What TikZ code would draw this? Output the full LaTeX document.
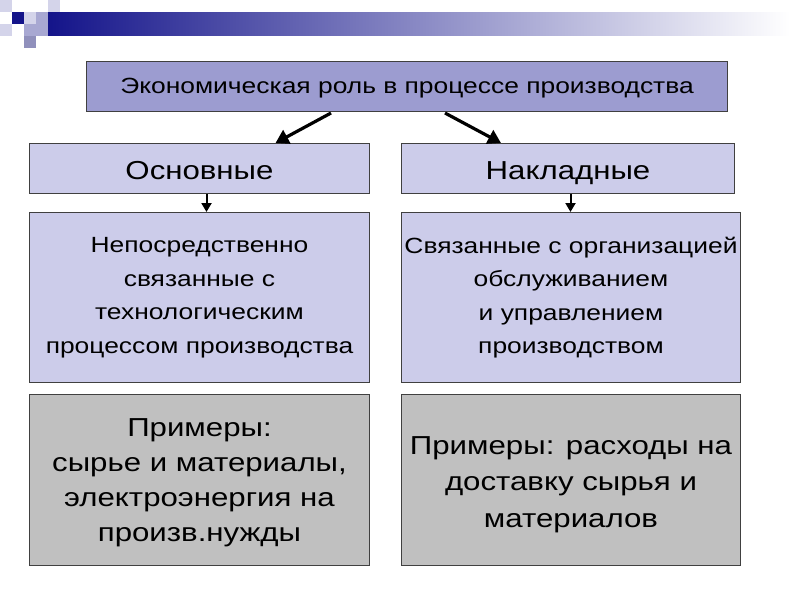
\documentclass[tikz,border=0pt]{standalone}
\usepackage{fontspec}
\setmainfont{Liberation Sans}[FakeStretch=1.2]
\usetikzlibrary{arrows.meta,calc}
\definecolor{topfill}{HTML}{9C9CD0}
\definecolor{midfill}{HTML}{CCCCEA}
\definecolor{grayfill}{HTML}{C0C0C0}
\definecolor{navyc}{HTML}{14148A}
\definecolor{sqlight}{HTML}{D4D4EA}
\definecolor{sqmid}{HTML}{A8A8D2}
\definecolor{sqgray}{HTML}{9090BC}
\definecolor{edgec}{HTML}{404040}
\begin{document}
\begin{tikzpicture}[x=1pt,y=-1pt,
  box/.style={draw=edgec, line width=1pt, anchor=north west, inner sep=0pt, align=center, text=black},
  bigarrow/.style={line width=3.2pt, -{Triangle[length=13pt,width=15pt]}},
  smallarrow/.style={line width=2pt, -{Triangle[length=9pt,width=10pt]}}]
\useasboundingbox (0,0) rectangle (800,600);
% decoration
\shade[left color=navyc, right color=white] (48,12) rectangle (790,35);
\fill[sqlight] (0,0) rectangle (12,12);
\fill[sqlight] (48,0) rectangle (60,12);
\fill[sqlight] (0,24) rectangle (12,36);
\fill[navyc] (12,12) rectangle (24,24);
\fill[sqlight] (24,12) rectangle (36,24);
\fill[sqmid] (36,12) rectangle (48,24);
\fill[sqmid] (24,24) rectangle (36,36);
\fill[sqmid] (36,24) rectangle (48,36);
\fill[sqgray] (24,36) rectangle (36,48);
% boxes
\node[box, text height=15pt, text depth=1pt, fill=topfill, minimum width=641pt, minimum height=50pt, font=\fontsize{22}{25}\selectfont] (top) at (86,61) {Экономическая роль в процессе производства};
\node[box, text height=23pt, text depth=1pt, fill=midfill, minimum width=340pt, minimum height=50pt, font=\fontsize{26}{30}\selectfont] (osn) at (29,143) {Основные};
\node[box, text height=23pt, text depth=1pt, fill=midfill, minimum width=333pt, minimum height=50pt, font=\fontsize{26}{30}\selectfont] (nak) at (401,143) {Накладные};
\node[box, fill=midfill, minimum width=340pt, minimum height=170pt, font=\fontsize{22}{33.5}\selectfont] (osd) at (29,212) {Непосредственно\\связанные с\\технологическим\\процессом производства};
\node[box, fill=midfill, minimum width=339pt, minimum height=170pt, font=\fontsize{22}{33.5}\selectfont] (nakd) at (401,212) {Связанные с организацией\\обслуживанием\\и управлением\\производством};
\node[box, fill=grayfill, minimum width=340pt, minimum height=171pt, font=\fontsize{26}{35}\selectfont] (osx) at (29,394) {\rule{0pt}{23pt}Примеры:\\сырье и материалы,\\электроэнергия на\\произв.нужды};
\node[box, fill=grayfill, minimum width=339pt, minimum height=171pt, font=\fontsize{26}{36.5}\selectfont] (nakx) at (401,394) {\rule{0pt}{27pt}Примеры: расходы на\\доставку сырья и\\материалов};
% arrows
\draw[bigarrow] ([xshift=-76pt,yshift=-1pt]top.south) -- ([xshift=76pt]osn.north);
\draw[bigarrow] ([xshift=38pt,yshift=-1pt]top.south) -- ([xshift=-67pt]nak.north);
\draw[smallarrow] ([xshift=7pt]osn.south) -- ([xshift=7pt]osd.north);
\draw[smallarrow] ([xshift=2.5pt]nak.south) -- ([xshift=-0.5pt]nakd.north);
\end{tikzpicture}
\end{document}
+--
REQUEST: Show every line that contains the word "draw".

TASK SOLUTION:
What TikZ code would draw this? Output the full LaTeX document.
  box/.style={draw=edgec, line width=1pt, anchor=north west, inner sep=0pt, align=center, text=black},
\draw[bigarrow] ([xshift=-76pt,yshift=-1pt]top.south) -- ([xshift=76pt]osn.north);
\draw[bigarrow] ([xshift=38pt,yshift=-1pt]top.south) -- ([xshift=-67pt]nak.north);
\draw[smallarrow] ([xshift=7pt]osn.south) -- ([xshift=7pt]osd.north);
\draw[smallarrow] ([xshift=2.5pt]nak.south) -- ([xshift=-0.5pt]nakd.north);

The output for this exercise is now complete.